*WHAT THE TASK REQUIRES:* Please write the listing below out again exactly, leaving every picture behind.
================
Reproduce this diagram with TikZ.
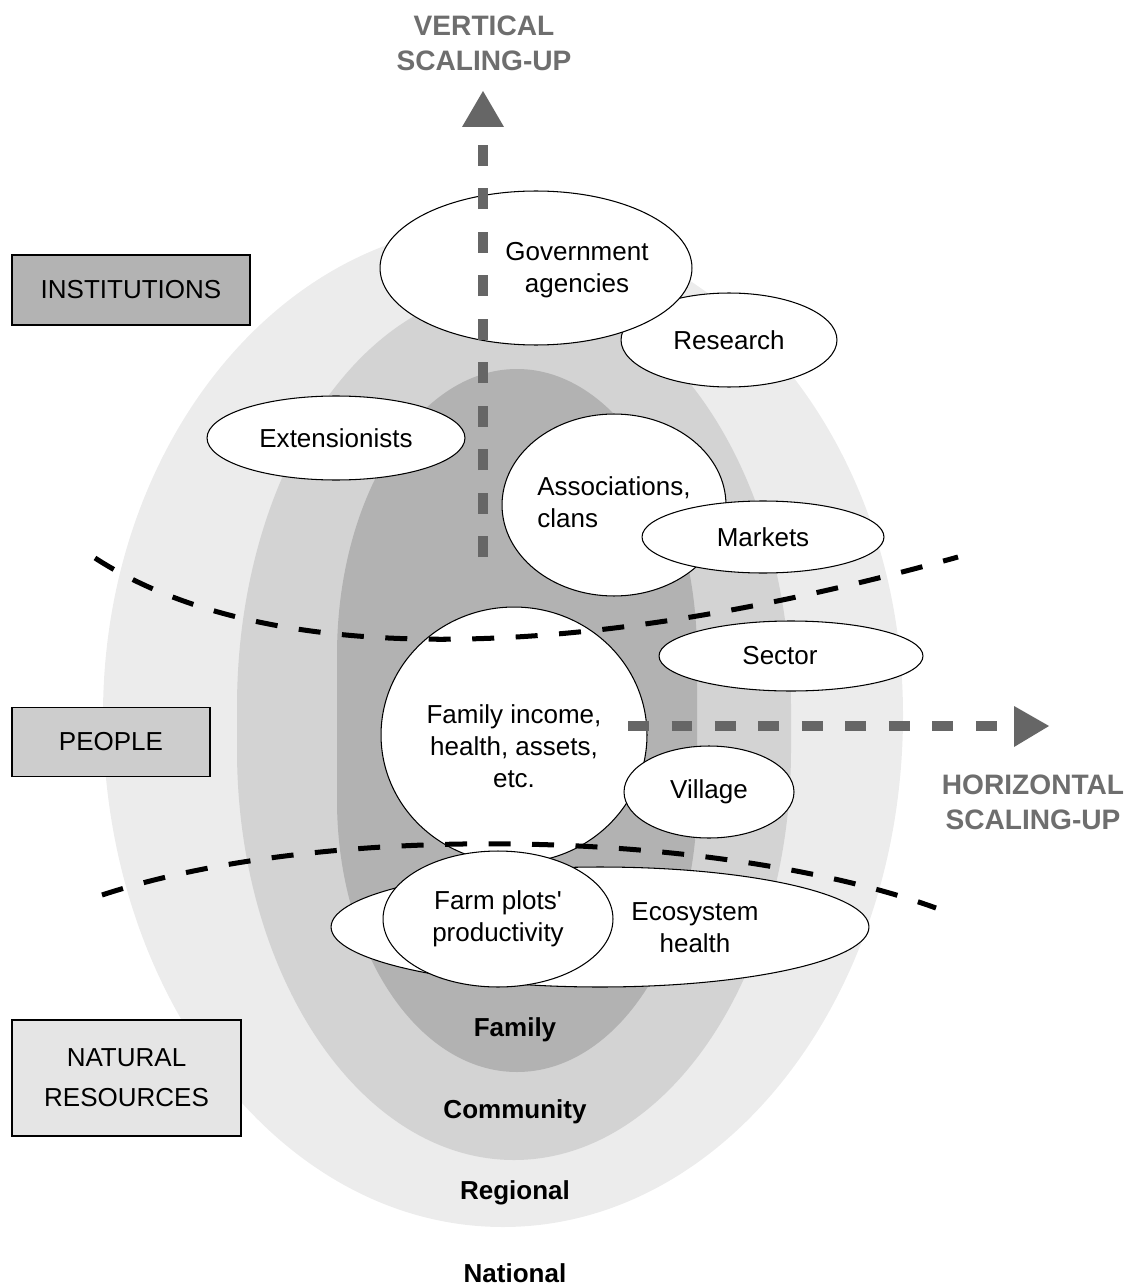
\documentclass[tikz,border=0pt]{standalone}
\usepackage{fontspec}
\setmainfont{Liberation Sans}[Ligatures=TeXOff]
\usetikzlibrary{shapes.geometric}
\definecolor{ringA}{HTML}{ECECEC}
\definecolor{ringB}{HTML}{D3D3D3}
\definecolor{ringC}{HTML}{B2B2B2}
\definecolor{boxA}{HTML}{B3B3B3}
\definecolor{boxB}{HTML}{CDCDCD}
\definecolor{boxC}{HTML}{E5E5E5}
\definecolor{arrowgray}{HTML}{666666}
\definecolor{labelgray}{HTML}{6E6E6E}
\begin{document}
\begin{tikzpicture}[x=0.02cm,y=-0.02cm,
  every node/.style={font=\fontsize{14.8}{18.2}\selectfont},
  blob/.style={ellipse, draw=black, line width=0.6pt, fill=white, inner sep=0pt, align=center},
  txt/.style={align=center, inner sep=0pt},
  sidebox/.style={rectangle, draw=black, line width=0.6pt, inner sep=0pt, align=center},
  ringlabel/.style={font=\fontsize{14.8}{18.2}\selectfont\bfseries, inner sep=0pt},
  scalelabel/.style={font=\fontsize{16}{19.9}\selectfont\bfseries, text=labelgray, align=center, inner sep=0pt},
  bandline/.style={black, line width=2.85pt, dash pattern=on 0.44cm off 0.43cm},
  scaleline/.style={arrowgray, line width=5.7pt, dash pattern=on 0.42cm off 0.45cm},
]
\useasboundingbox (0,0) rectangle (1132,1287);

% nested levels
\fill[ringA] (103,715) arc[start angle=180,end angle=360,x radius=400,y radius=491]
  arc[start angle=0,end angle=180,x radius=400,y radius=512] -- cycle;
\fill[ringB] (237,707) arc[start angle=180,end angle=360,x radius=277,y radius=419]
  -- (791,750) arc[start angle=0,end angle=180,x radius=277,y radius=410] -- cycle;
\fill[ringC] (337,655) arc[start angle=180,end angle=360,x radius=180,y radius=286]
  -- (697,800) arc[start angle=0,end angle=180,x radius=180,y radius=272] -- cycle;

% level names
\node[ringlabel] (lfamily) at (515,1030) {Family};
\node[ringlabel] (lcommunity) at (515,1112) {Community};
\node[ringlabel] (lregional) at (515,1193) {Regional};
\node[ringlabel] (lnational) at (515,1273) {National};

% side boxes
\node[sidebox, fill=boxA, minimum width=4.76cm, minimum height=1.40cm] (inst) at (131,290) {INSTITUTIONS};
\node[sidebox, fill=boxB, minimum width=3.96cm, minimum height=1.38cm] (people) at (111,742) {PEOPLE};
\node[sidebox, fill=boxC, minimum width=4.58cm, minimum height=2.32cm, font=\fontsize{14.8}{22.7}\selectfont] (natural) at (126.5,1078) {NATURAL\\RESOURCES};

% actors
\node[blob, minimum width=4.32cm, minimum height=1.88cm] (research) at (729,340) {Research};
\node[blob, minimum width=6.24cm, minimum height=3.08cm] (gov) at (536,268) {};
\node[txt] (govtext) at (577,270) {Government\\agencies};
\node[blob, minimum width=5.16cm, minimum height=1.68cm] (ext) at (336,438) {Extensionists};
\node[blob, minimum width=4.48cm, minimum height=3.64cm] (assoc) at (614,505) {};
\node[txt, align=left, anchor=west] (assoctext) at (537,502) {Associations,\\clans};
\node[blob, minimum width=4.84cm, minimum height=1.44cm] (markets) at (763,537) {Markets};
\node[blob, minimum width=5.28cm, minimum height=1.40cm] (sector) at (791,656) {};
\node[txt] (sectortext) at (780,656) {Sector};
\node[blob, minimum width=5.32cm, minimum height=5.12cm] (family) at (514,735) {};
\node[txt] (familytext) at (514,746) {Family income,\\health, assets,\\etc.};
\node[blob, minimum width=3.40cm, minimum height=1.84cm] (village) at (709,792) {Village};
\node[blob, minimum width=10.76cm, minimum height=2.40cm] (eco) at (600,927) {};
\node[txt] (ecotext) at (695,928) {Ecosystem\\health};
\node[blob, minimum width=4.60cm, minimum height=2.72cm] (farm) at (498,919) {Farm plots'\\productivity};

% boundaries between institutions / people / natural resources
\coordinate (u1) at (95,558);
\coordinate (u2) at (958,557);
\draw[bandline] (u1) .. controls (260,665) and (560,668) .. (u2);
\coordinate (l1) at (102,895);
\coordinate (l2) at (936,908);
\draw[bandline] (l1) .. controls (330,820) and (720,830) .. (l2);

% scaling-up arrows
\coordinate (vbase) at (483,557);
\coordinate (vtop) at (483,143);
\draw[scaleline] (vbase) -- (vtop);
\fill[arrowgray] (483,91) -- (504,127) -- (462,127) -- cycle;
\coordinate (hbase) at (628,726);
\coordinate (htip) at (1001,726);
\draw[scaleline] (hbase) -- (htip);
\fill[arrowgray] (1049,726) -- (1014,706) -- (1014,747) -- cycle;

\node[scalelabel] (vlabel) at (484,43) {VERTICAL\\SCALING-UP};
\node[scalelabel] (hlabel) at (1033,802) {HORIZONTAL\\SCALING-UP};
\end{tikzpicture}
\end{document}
================
*ANSWER BELOW:*
Reproduce this diagram with TikZ.
\documentclass[tikz,border=0pt]{standalone}
\usepackage{fontspec}
\setmainfont{Liberation Sans}[Ligatures=TeXOff]
\usetikzlibrary{shapes.geometric}
\definecolor{ringA}{HTML}{ECECEC}
\definecolor{ringB}{HTML}{D3D3D3}
\definecolor{ringC}{HTML}{B2B2B2}
\definecolor{boxA}{HTML}{B3B3B3}
\definecolor{boxB}{HTML}{CDCDCD}
\definecolor{boxC}{HTML}{E5E5E5}
\definecolor{arrowgray}{HTML}{666666}
\definecolor{labelgray}{HTML}{6E6E6E}
\begin{document}
\begin{tikzpicture}[x=0.02cm,y=-0.02cm,
  every node/.style={font=\fontsize{14.8}{18.2}\selectfont},
  blob/.style={ellipse, draw=black, line width=0.6pt, fill=white, inner sep=0pt, align=center},
  txt/.style={align=center, inner sep=0pt},
  sidebox/.style={rectangle, draw=black, line width=0.6pt, inner sep=0pt, align=center},
  ringlabel/.style={font=\fontsize{14.8}{18.2}\selectfont\bfseries, inner sep=0pt},
  scalelabel/.style={font=\fontsize{16}{19.9}\selectfont\bfseries, text=labelgray, align=center, inner sep=0pt},
  bandline/.style={black, line width=2.85pt, dash pattern=on 0.44cm off 0.43cm},
  scaleline/.style={arrowgray, line width=5.7pt, dash pattern=on 0.42cm off 0.45cm},
]
\useasboundingbox (0,0) rectangle (1132,1287);

% nested levels
\fill[ringA] (103,715) arc[start angle=180,end angle=360,x radius=400,y radius=491]
  arc[start angle=0,end angle=180,x radius=400,y radius=512] -- cycle;
\fill[ringB] (237,707) arc[start angle=180,end angle=360,x radius=277,y radius=419]
  -- (791,750) arc[start angle=0,end angle=180,x radius=277,y radius=410] -- cycle;
\fill[ringC] (337,655) arc[start angle=180,end angle=360,x radius=180,y radius=286]
  -- (697,800) arc[start angle=0,end angle=180,x radius=180,y radius=272] -- cycle;

% level names
\node[ringlabel] (lfamily) at (515,1030) {Family};
\node[ringlabel] (lcommunity) at (515,1112) {Community};
\node[ringlabel] (lregional) at (515,1193) {Regional};
\node[ringlabel] (lnational) at (515,1273) {National};

% side boxes
\node[sidebox, fill=boxA, minimum width=4.76cm, minimum height=1.40cm] (inst) at (131,290) {INSTITUTIONS};
\node[sidebox, fill=boxB, minimum width=3.96cm, minimum height=1.38cm] (people) at (111,742) {PEOPLE};
\node[sidebox, fill=boxC, minimum width=4.58cm, minimum height=2.32cm, font=\fontsize{14.8}{22.7}\selectfont] (natural) at (126.5,1078) {NATURAL\\RESOURCES};

% actors
\node[blob, minimum width=4.32cm, minimum height=1.88cm] (research) at (729,340) {Research};
\node[blob, minimum width=6.24cm, minimum height=3.08cm] (gov) at (536,268) {};
\node[txt] (govtext) at (577,270) {Government\\agencies};
\node[blob, minimum width=5.16cm, minimum height=1.68cm] (ext) at (336,438) {Extensionists};
\node[blob, minimum width=4.48cm, minimum height=3.64cm] (assoc) at (614,505) {};
\node[txt, align=left, anchor=west] (assoctext) at (537,502) {Associations,\\clans};
\node[blob, minimum width=4.84cm, minimum height=1.44cm] (markets) at (763,537) {Markets};
\node[blob, minimum width=5.28cm, minimum height=1.40cm] (sector) at (791,656) {};
\node[txt] (sectortext) at (780,656) {Sector};
\node[blob, minimum width=5.32cm, minimum height=5.12cm] (family) at (514,735) {};
\node[txt] (familytext) at (514,746) {Family income,\\health, assets,\\etc.};
\node[blob, minimum width=3.40cm, minimum height=1.84cm] (village) at (709,792) {Village};
\node[blob, minimum width=10.76cm, minimum height=2.40cm] (eco) at (600,927) {};
\node[txt] (ecotext) at (695,928) {Ecosystem\\health};
\node[blob, minimum width=4.60cm, minimum height=2.72cm] (farm) at (498,919) {Farm plots'\\productivity};

% boundaries between institutions / people / natural resources
\coordinate (u1) at (95,558);
\coordinate (u2) at (958,557);
\draw[bandline] (u1) .. controls (260,665) and (560,668) .. (u2);
\coordinate (l1) at (102,895);
\coordinate (l2) at (936,908);
\draw[bandline] (l1) .. controls (330,820) and (720,830) .. (l2);

% scaling-up arrows
\coordinate (vbase) at (483,557);
\coordinate (vtop) at (483,143);
\draw[scaleline] (vbase) -- (vtop);
\fill[arrowgray] (483,91) -- (504,127) -- (462,127) -- cycle;
\coordinate (hbase) at (628,726);
\coordinate (htip) at (1001,726);
\draw[scaleline] (hbase) -- (htip);
\fill[arrowgray] (1049,726) -- (1014,706) -- (1014,747) -- cycle;

\node[scalelabel] (vlabel) at (484,43) {VERTICAL\\SCALING-UP};
\node[scalelabel] (hlabel) at (1033,802) {HORIZONTAL\\SCALING-UP};
\end{tikzpicture}
\end{document}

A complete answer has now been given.